From what you say, you seem to be responding really well to clomid, I had similar size follies to what you 
are saying.

Hope this is of some help.

Angel wings
xx


----------



## londonlou

Hi Julia,

sounds like you have a similar cycle pattern to me. It sounds to me too like thr IUIs are done too early. When I had HCG IUI at a private clinic was 36 hours later, at the NHS clinic 24. How is your lining? On a short cycle I struggle to get a good lining level. One of my bug bears is that this isn't addressed by the NHS clinic, they only assist with lining for IVF. Might be another thng for you to check out if you have short cycles as it affect implantation and has higher risk of MC. A lot of clinics don't do post coital tests anymore.

Good luck.

Lou
x


----------



## JuliaJ

*Angel Wings*, just wanted to let you know *you were right about 'taking charge of your fertility.' * Well I never got around to buying the book but I did decide to 'take charge' and give the doctors a miss while I was on holiday and I have just found out I am pregnant! I used the ovulation predictor kits and it has to be a miracle really because I don't think I ovulated until day 16 (LH surge on days 15 and 16) and only have a 25 day cycle. My husband was away from day 14 so I was really worried there wouldn't be a chance! Maybe it was the change of diet? I ate lots of meat and I think vitamin B helps to lengthen the luteal phase I'm still finding it hard to believe!!

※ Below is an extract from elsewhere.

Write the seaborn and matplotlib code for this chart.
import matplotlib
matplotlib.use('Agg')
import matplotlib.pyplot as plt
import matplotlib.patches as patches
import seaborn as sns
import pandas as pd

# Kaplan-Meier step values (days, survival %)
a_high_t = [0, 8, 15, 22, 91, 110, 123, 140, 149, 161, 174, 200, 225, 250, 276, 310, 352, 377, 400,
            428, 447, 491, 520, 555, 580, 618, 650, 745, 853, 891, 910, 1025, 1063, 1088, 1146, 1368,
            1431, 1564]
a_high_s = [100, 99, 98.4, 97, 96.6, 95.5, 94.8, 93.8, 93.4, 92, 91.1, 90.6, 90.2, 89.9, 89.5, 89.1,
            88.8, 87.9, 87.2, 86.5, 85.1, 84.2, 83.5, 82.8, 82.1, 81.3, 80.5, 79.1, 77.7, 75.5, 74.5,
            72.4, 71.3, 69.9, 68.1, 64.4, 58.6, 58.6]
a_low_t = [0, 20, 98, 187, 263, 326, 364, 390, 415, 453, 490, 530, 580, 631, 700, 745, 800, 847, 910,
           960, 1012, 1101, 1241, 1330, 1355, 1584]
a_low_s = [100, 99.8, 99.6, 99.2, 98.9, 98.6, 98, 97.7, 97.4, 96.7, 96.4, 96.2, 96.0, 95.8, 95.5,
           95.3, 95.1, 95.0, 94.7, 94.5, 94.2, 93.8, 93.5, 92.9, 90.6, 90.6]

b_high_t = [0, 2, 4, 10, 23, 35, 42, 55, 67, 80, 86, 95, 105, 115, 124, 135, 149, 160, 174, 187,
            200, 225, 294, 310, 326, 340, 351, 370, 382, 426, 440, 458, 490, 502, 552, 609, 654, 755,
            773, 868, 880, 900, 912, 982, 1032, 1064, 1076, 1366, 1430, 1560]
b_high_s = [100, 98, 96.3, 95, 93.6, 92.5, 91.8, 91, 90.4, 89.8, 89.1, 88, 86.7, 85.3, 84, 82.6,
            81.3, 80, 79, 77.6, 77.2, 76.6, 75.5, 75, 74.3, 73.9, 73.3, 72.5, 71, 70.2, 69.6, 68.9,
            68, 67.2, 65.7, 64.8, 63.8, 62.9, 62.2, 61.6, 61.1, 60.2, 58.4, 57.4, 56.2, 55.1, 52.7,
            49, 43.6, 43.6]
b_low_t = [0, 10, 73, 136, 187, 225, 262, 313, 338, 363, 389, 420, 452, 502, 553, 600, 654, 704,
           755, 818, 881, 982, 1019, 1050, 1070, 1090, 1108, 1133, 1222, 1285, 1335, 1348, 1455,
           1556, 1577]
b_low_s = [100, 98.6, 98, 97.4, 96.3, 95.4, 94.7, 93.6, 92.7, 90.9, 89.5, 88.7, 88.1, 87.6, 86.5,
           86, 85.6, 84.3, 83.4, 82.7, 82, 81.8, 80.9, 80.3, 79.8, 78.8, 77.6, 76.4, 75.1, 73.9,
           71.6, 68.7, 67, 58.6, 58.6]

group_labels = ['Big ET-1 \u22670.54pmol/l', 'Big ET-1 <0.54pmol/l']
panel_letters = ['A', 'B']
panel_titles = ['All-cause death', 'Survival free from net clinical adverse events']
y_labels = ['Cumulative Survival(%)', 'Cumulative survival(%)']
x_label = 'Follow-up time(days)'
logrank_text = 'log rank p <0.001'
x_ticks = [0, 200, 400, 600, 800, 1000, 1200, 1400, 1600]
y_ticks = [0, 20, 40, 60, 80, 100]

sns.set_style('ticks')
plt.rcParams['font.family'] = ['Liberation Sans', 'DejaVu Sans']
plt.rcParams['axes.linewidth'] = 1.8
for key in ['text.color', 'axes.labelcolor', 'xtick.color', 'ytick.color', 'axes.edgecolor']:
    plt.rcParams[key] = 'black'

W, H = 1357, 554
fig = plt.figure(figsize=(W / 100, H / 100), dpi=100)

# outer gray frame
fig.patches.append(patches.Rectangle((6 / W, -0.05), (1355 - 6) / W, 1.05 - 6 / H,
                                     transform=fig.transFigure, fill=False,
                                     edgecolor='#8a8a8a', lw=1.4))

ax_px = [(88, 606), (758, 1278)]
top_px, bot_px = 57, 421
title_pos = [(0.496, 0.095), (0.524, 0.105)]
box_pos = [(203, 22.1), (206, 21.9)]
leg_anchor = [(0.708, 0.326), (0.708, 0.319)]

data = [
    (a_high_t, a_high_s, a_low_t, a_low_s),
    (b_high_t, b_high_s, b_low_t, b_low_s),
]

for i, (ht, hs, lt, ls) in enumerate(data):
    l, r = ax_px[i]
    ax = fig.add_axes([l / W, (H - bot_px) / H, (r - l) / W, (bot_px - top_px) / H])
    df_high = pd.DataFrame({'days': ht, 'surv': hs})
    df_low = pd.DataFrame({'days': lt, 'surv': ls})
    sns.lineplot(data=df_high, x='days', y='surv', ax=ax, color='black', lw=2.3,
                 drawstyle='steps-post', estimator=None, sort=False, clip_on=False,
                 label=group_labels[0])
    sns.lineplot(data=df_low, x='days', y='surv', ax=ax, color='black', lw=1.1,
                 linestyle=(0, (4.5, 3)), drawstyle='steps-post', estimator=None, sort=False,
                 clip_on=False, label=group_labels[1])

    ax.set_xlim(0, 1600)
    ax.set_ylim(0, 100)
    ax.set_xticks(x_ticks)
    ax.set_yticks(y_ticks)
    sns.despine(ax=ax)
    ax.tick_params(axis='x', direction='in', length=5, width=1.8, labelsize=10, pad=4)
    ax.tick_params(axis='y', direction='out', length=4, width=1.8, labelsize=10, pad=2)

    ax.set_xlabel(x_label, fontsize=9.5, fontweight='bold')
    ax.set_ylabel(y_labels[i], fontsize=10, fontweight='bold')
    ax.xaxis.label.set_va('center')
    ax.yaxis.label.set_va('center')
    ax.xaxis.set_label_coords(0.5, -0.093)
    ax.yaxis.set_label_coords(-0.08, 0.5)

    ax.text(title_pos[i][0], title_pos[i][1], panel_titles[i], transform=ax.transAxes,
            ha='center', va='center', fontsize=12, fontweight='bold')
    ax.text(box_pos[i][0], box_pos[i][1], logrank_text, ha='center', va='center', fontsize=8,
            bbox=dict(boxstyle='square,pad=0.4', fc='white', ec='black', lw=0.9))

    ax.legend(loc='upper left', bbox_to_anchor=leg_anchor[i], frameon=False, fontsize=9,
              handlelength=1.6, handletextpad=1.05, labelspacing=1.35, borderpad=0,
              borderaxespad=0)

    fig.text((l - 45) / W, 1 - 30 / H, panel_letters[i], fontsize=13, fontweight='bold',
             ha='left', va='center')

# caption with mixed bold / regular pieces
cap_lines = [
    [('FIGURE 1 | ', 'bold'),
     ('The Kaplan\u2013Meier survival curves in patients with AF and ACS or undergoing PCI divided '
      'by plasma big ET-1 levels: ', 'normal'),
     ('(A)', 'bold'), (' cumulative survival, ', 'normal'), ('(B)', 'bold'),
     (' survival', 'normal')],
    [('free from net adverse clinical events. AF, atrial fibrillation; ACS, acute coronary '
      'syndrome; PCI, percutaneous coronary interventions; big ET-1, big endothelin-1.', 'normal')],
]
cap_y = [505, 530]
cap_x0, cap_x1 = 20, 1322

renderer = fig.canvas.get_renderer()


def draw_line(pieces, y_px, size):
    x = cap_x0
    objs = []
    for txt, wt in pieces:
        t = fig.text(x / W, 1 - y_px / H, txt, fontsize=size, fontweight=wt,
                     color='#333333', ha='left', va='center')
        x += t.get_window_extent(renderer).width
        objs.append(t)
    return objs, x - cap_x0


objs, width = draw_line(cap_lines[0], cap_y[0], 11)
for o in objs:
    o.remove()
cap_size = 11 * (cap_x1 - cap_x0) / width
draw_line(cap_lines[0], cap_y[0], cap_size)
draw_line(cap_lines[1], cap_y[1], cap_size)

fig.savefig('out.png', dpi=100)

Well I just wanted to thank you and *Ruth* because your comments really helped me to get things into perspective and until then I felt that my decisions to give the fertility doc a miss for a few months were a bit selfish, because there is also my husband to think of. It also gave me a kick to speak to my friend who is also a gyno. I know, you are probably thinking that I am lucky enough to have a friend who is a gyno and I did not speak to her first ?! but it sounds weird I was so embarassed at my situation. She said she didn't know why I was taking the drugs and doing IUI especially when I never had a day 21 test and I guess the fact that I didn't ovulate until day 16 on a 25 day cycle shows there might be a problem in that area!? I am so glad that I did not have to go down the ganadatrovin/ivf route. I know how stressful this all is, but I hope this gives you some hope and I wish you the best of luck...

Well it's odd because I am very excited but also very apprehensive because I do not know if the septate is going to cause a problem. Seven months to go!

JuliaJ


----------



## Ruth

Mega congrats!!!
It's good to take charge sometimes!!!!

Best Wishes,

Ruth


----------